Information supplied
⁂
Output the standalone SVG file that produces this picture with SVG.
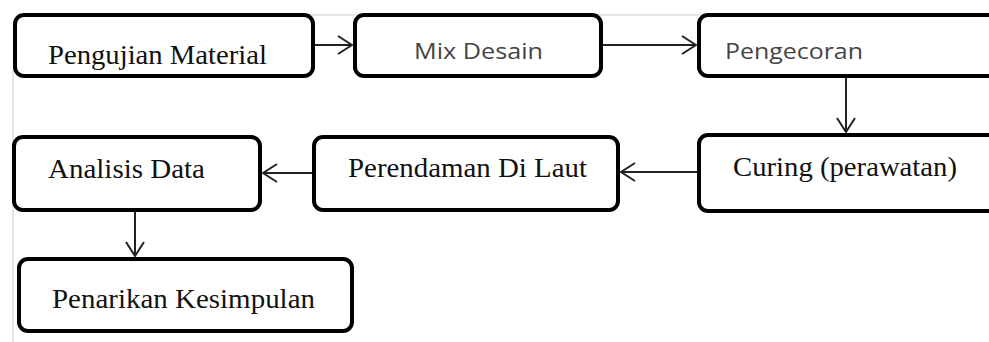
<svg xmlns="http://www.w3.org/2000/svg" width="989" height="342" viewBox="0 0 989 342">
  <defs>
    <style>
      .box { fill: #ffffff; stroke: #000000; stroke-width: 4; }
      .guide { stroke: #e6e6e6; stroke-width: 2; fill: none; }
      .edge { stroke: #222222; stroke-width: 2; fill: none; }
      .serif { font-family: "Liberation Serif", "DejaVu Serif", serif; font-size: 27px; fill: #111111; }
      .sans { font-family: "Open Sans", "Liberation Sans", sans-serif; font-size: 21px; fill: #444444; }
    </style>
    <marker id="open" viewBox="0 0 16 20" refX="15" refY="10" markerWidth="16" markerHeight="20" markerUnits="userSpaceOnUse" orient="auto">
      <path d="M1,1 L15,10 L1,19" fill="none" stroke="#222222" stroke-width="2"/>
    </marker>
  </defs>

  <rect width="989" height="342" fill="#ffffff"/>

  <!-- faint page guides -->
  <line class="guide" x1="300" y1="15" x2="989" y2="15"/>
  <line class="guide" x1="13" y1="70" x2="13" y2="342"/>

  <!-- connectors -->
  <g id="connectors">
    <line class="edge" x1="315" y1="45" x2="352" y2="45" marker-end="url(#open)"/>
    <line class="edge" x1="603" y1="45" x2="696" y2="45" marker-end="url(#open)"/>
    <line class="edge" x1="846" y1="78" x2="846" y2="132" marker-end="url(#open)"/>
    <line class="edge" x1="697" y1="172" x2="621" y2="172" marker-end="url(#open)"/>
    <line class="edge" x1="313" y1="173" x2="263" y2="173" marker-end="url(#open)"/>
    <line class="edge" x1="135" y1="212" x2="135" y2="256" marker-end="url(#open)"/>
  </g>

  <g id="pengujian-material">
    <rect class="box" x="15" y="15" width="298" height="61" rx="9"/>
    <text class="serif" x="48" y="64" textLength="219" lengthAdjust="spacingAndGlyphs">Pengujian Material</text>
  </g>

  <g id="mix-desain">
    <rect class="box" x="355" y="15" width="246" height="61" rx="9"/>
    <text class="sans" x="414" y="59" textLength="129" lengthAdjust="spacingAndGlyphs">Mix Desain</text>
  </g>

  <g id="pengecoran">
    <rect class="box" x="699" y="15" width="300" height="61" rx="9"/>
    <text class="sans" x="725" y="59" textLength="138" lengthAdjust="spacingAndGlyphs">Pengecoran</text>
  </g>

  <g id="curing">
    <rect class="box" x="699" y="135" width="300" height="76" rx="9"/>
    <text class="serif" x="733" y="176" textLength="224" lengthAdjust="spacingAndGlyphs">Curing (perawatan)</text>
  </g>

  <g id="perendaman">
    <rect class="box" x="314" y="137" width="304" height="73" rx="9"/>
    <text class="serif" x="348" y="177" textLength="239" lengthAdjust="spacingAndGlyphs">Perendaman Di Laut</text>
  </g>

  <g id="analisis-data">
    <rect class="box" x="14" y="137" width="246" height="73" rx="9"/>
    <text class="serif" x="48" y="178" textLength="157" lengthAdjust="spacingAndGlyphs">Analisis Data</text>
  </g>

  <g id="penarikan-kesimpulan">
    <rect class="box" x="19" y="259" width="333" height="72" rx="9"/>
    <text class="serif" x="52" y="308" textLength="263" lengthAdjust="spacingAndGlyphs">Penarikan Kesimpulan</text>
  </g>
</svg>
⁂
Direction
Write the listing out a second time exactly, dropping all images.

Task solution
Output the standalone SVG file that produces this picture with SVG.
<svg xmlns="http://www.w3.org/2000/svg" width="989" height="342" viewBox="0 0 989 342">
  <defs>
    <style>
      .box { fill: #ffffff; stroke: #000000; stroke-width: 4; }
      .guide { stroke: #e6e6e6; stroke-width: 2; fill: none; }
      .edge { stroke: #222222; stroke-width: 2; fill: none; }
      .serif { font-family: "Liberation Serif", "DejaVu Serif", serif; font-size: 27px; fill: #111111; }
      .sans { font-family: "Open Sans", "Liberation Sans", sans-serif; font-size: 21px; fill: #444444; }
    </style>
    <marker id="open" viewBox="0 0 16 20" refX="15" refY="10" markerWidth="16" markerHeight="20" markerUnits="userSpaceOnUse" orient="auto">
      <path d="M1,1 L15,10 L1,19" fill="none" stroke="#222222" stroke-width="2"/>
    </marker>
  </defs>

  <rect width="989" height="342" fill="#ffffff"/>

  <!-- faint page guides -->
  <line class="guide" x1="300" y1="15" x2="989" y2="15"/>
  <line class="guide" x1="13" y1="70" x2="13" y2="342"/>

  <!-- connectors -->
  <g id="connectors">
    <line class="edge" x1="315" y1="45" x2="352" y2="45" marker-end="url(#open)"/>
    <line class="edge" x1="603" y1="45" x2="696" y2="45" marker-end="url(#open)"/>
    <line class="edge" x1="846" y1="78" x2="846" y2="132" marker-end="url(#open)"/>
    <line class="edge" x1="697" y1="172" x2="621" y2="172" marker-end="url(#open)"/>
    <line class="edge" x1="313" y1="173" x2="263" y2="173" marker-end="url(#open)"/>
    <line class="edge" x1="135" y1="212" x2="135" y2="256" marker-end="url(#open)"/>
  </g>

  <g id="pengujian-material">
    <rect class="box" x="15" y="15" width="298" height="61" rx="9"/>
    <text class="serif" x="48" y="64" textLength="219" lengthAdjust="spacingAndGlyphs">Pengujian Material</text>
  </g>

  <g id="mix-desain">
    <rect class="box" x="355" y="15" width="246" height="61" rx="9"/>
    <text class="sans" x="414" y="59" textLength="129" lengthAdjust="spacingAndGlyphs">Mix Desain</text>
  </g>

  <g id="pengecoran">
    <rect class="box" x="699" y="15" width="300" height="61" rx="9"/>
    <text class="sans" x="725" y="59" textLength="138" lengthAdjust="spacingAndGlyphs">Pengecoran</text>
  </g>

  <g id="curing">
    <rect class="box" x="699" y="135" width="300" height="76" rx="9"/>
    <text class="serif" x="733" y="176" textLength="224" lengthAdjust="spacingAndGlyphs">Curing (perawatan)</text>
  </g>

  <g id="perendaman">
    <rect class="box" x="314" y="137" width="304" height="73" rx="9"/>
    <text class="serif" x="348" y="177" textLength="239" lengthAdjust="spacingAndGlyphs">Perendaman Di Laut</text>
  </g>

  <g id="analisis-data">
    <rect class="box" x="14" y="137" width="246" height="73" rx="9"/>
    <text class="serif" x="48" y="178" textLength="157" lengthAdjust="spacingAndGlyphs">Analisis Data</text>
  </g>

  <g id="penarikan-kesimpulan">
    <rect class="box" x="19" y="259" width="333" height="72" rx="9"/>
    <text class="serif" x="52" y="308" textLength="263" lengthAdjust="spacingAndGlyphs">Penarikan Kesimpulan</text>
  </g>
</svg>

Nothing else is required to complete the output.